I first discovered this movie back in college in 1985. A bunch of friends and I were into bad movies. Well, BOG buries all the others. Yes, I know that Plan 9 from Outer Space is generally considered to be the worst, but believe me folks, BOG is worse. Here is why. Ed Wood didn't know any better. He really thought he was making good movies. He was using absolutely no- name actors (with the possible exception of Bela Lugosi) and was simply oblivious to how awful his films were.
The folks that made BOG should have known better! My God, this movie is awful. There is no indication that the film makers are trying to make a comedy here, and nearly every frame of the film begs the question of why someone along the way didn't say "Wait a minute folks...we really don't want to continue with this."
The acting is abysmal, the editing is ridiculous. An earlier reviewer mention the "shoddy use of freeze frame." No, this is just bad editing where the editor freezes the scene in preparation for the next edit. The problem here is that the splicing of the scenes was so poorly done that there is a longer than necessary pause before the next edit. Bad, just bad.

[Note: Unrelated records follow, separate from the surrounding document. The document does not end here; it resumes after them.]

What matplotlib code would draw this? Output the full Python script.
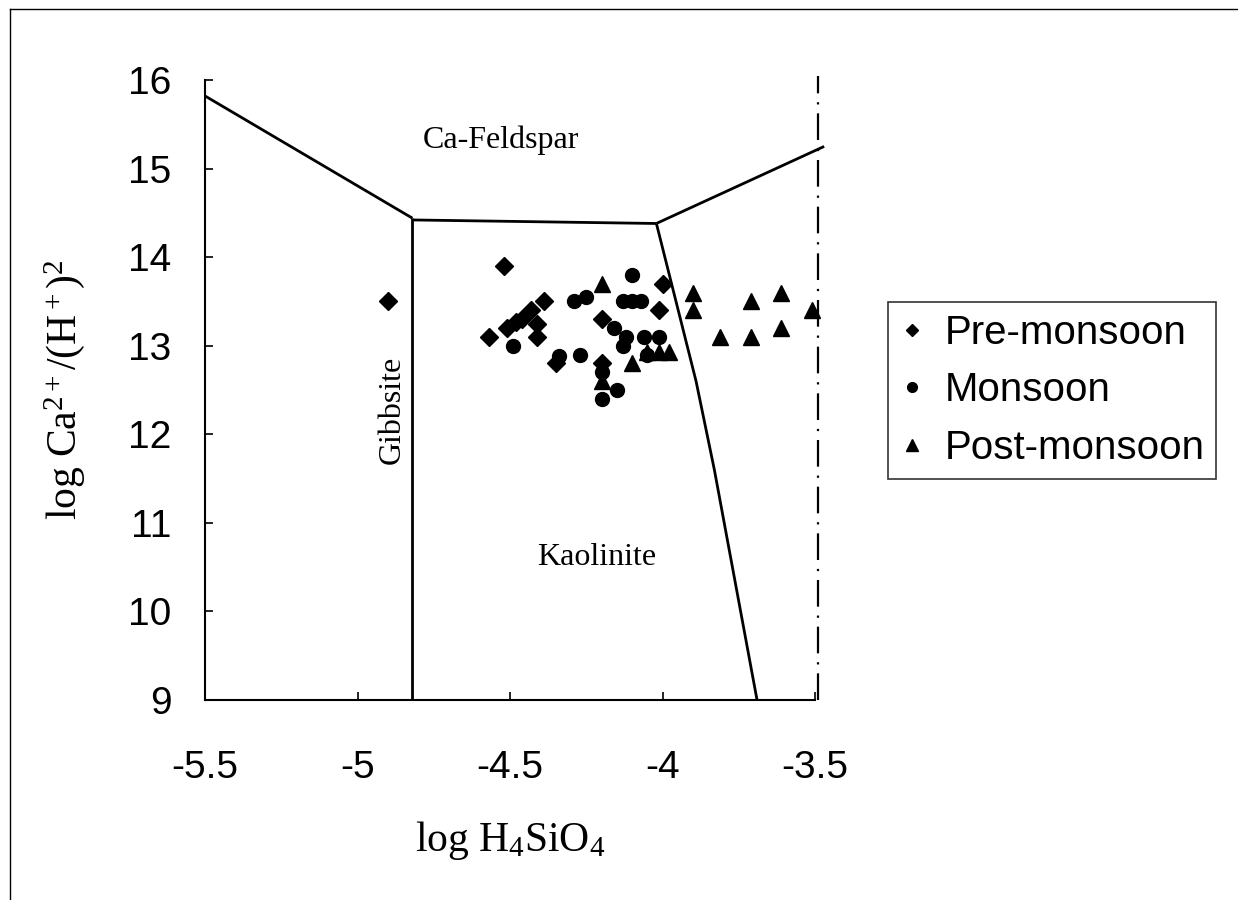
import matplotlib
matplotlib.use("Agg")
import matplotlib.pyplot as plt
from matplotlib.lines import Line2D
import numpy as np

plt.rcParams['mathtext.fontset'] = 'custom'
plt.rcParams['mathtext.rm'] = 'Liberation Serif'
plt.rcParams['mathtext.it'] = 'Liberation Serif:italic'

# stability field boundaries (log H4SiO4, log Ca2+/(H+)2)
feld_gibb_x = [-5.5, -4.82]
feld_gibb_y = [15.82, 14.44]
gibb_kaol_x = [-4.82, -4.82]
gibb_kaol_y = [14.44, 9.0]
feld_kaol_x = [-4.82, -4.02]
feld_kaol_y = [14.42, 14.38]
feld_mont_x = [-4.02, -3.47]
feld_mont_y = [14.38, 15.25]
kaol_mont_x = [-4.02, -3.89, -3.83, -3.69]
kaol_mont_y = [14.38, 12.6, 11.6, 9.0]
quartz_x = [-3.49, -3.49]
quartz_y = [9.0, 16.05]

# samples
pre_x = [-4.90, -4.52, -4.57, -4.51, -4.48, -4.46, -4.43, -4.39, -4.41, -4.41,
         -4.35, -4.20, -4.20, -4.00, -4.01]
pre_y = [13.5, 13.9, 13.1, 13.2, 13.27, 13.3, 13.4, 13.5, 13.25, 13.1,
         12.8, 13.3, 12.8, 13.7, 13.4]

mon_x = [-4.49, -4.34, -4.27, -4.29, -4.25, -4.10, -4.13, -4.10, -4.07, -4.16,
         -4.12, -4.13, -4.06, -4.01, -4.20, -4.15, -4.20, -4.05]
mon_y = [13.0, 12.88, 12.9, 13.5, 13.55, 13.8, 13.5, 13.5, 13.5, 13.2,
         13.1, 13.0, 13.1, 13.1, 12.7, 12.5, 12.4, 12.9]

post_x = [-4.20, -4.10, -4.20, -4.05, -4.01, -3.98, -3.90, -3.90, -3.71, -3.61,
          -3.51, -3.81, -3.71, -3.61]
post_y = [13.7, 12.8, 12.6, 12.93, 12.93, 12.93, 13.6, 13.4, 13.5, 13.6,
          13.4, 13.1, 13.1, 13.2]

xticks = [-5.5, -5, -4.5, -4, -3.5]
xtick_labels = ['-5.5', '-5', '-4.5', '-4', '-3.5']
yticks = [9, 10, 11, 12, 13, 14, 15, 16]

fig = plt.figure(figsize=(12.38, 9), dpi=100)
ax = fig.add_axes([205 / 1238, 200 / 900, 610 / 1238, 620 / 900])

lw = 2.0
for xs, ys in [(feld_gibb_x, feld_gibb_y), (gibb_kaol_x, gibb_kaol_y),
               (feld_kaol_x, feld_kaol_y), (feld_mont_x, feld_mont_y),
               (kaol_mont_x, kaol_mont_y)]:
    ax.plot(xs, ys, color='black', lw=lw, clip_on=False, solid_capstyle='butt')
ax.plot(quartz_x, quartz_y, color='black', lw=1.6, ls=(0, (12, 4, 1, 4)), clip_on=False)

ax.plot(pre_x, pre_y, 'D', color='black', ms=9, ls='none', clip_on=False)
ax.plot(mon_x, mon_y, 'o', color='black', ms=10, ls='none', clip_on=False)
ax.plot(post_x, post_y, '^', color='black', ms=12, ls='none', clip_on=False)

serif = 'Liberation Serif'
ax.text(-4.53, 15.32, 'Ca-Feldspar', family=serif, fontsize=23, ha='center', va='center')
ax.text(-4.215, 10.61, 'Kaolinite', family=serif, fontsize=23, ha='center', va='center')
ax.text(-4.887, 12.27, 'Gibbsite', family=serif, fontsize=23, ha='center', va='center',
        rotation=90)

ax.set_xlim(-5.5, -3.5)
ax.set_ylim(9, 16)
ax.set_xticks(xticks)
ax.set_xticklabels(xtick_labels)
ax.set_yticks(yticks)
for s in ['top', 'right']:
    ax.spines[s].set_visible(False)
for s in ['left', 'bottom']:
    ax.spines[s].set_linewidth(1.5)
ax.tick_params(axis='both', direction='in', length=6, width=1.2,
               labelsize=28, labelfontfamily='Liberation Sans')
ax.tick_params(axis='x', pad=36)
ax.tick_params(axis='y', pad=24)

ax.set_xlabel(r'$\mathrm{log\ H_4SiO_4}$', fontsize=30, labelpad=24)
ax.set_ylabel(r'$\mathrm{log\ Ca^{2+}/(H^+)^2}$', fontsize=30, labelpad=30)

handles = [
    Line2D([], [], marker='D', color='black', ls='none', ms=6),
    Line2D([], [], marker='o', color='black', ls='none', ms=7),
    Line2D([], [], marker='^', color='black', ls='none', ms=8),
]
leg = fig.legend(handles, ['Pre-monsoon', 'Monsoon', 'Post-monsoon'],
                 loc='upper left', bbox_to_anchor=(888 / 1238, 1 - 302 / 900),
                 prop={'family': 'Liberation Sans', 'size': 29},
                 frameon=True, fancybox=False, edgecolor='black',
                 handlelength=0.6, handletextpad=0.5, borderpad=0.3,
                 labelspacing=0.48, borderaxespad=0)
leg.get_frame().set_linewidth(1.2)

# page border from the scan
fig.add_artist(Line2D([10 / 1238, 10 / 1238], [0, 1 - 9 / 900], color='black', lw=1.0))
fig.add_artist(Line2D([10 / 1238, 1], [1 - 9 / 900, 1 - 9 / 900], color='black', lw=1.0))

fig.savefig('out.png', dpi=100)
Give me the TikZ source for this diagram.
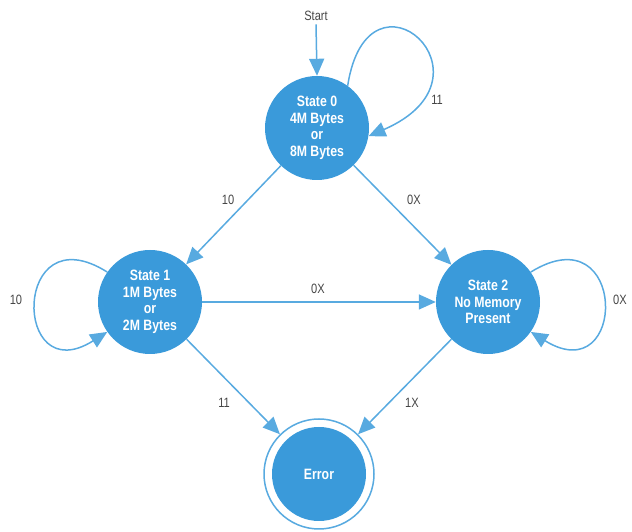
\documentclass[tikz,border=0pt]{standalone}
\usepackage{fontspec}
\setmainfont{Liberation Sans}[FakeStretch=0.82]
\usetikzlibrary{arrows.meta}
\definecolor{stfill}{RGB}{58,154,218}
\definecolor{edgec}{RGB}{88,170,224}
\definecolor{lblc}{RGB}{70,70,70}
\begin{document}
\begin{tikzpicture}[x=1pt,y=1pt,
  state/.style={circle,fill=stfill,text=white,minimum size=104pt,inner sep=0pt,align=center,
    font=\bfseries\fontsize{15}{16.5}\selectfont},
  conn/.style={draw=edgec,line width=1.5pt,-{Triangle[length=17pt,width=15pt]}},
  lbl/.style={text=lblc,font=\fontsize{13.5}{15}\selectfont}]
\useasboundingbox (0,0) rectangle (632,532);
\node[state] (s0) at (317,404) {State 0\\4M Bytes\\or\\8M Bytes};
\node[state] (s1) at (150,230) {State 1\\1M Bytes\\or\\2M Bytes};
\node[state] (s2) at (488,230) {State 2\\No Memory\\Present};
\node[circle,draw=edgec,line width=1.5pt,fill=white,minimum size=110pt,inner sep=0pt] (er) at (319,58) {};
\node[state,minimum size=94pt] (erin) at (er) {Error};
\node[lbl] (start) at (316,516) {Start};
\draw[conn] (start.south) -- (s0.north);
\draw[conn] (s0.54) .. controls (368,578) and (505,455) .. (s0.-9);
\draw[conn] (s1.145) .. controls (12,320) and (12,140) .. (s1.215);
\draw[conn] (s2.35) .. controls (628,320) and (628,140) .. (s2.-35);
\draw[conn] (s0) -- (s1);
\draw[conn] (s0) -- (s2);
\draw[conn] (s1) -- (s2);
\draw[conn] (s1) -- (er);
\draw[conn] (s2) -- (er);
\node[lbl] (l1) at (437,432) {11};
\node[lbl] (l2) at (228,332) {10};
\node[lbl] (l3) at (414,332) {0X};
\node[lbl] (l4) at (318,243) {0X};
\node[lbl] (l5) at (16,232) {10};
\node[lbl] (l6) at (620,232) {0X};
\node[lbl] (l7) at (224,129) {11};
\node[lbl] (l8) at (412,129) {1X};
\end{tikzpicture}
\end{document}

BOG also includes the absolute worst double-take in the history of film. When the Dr. (Marshall Thompson) is informed about the creature, he does an absurdly exaggerated head- rotating, eye-blinking double-take, that doesn't even rise to the believability of a Looney Tunes short.
Now having said all that, I can't encourage viewers enough to check out BOG. It has brought me hours of enjoyment and laughs, and of you are a bad film buff like me, BOG is a definite MUST-SEE!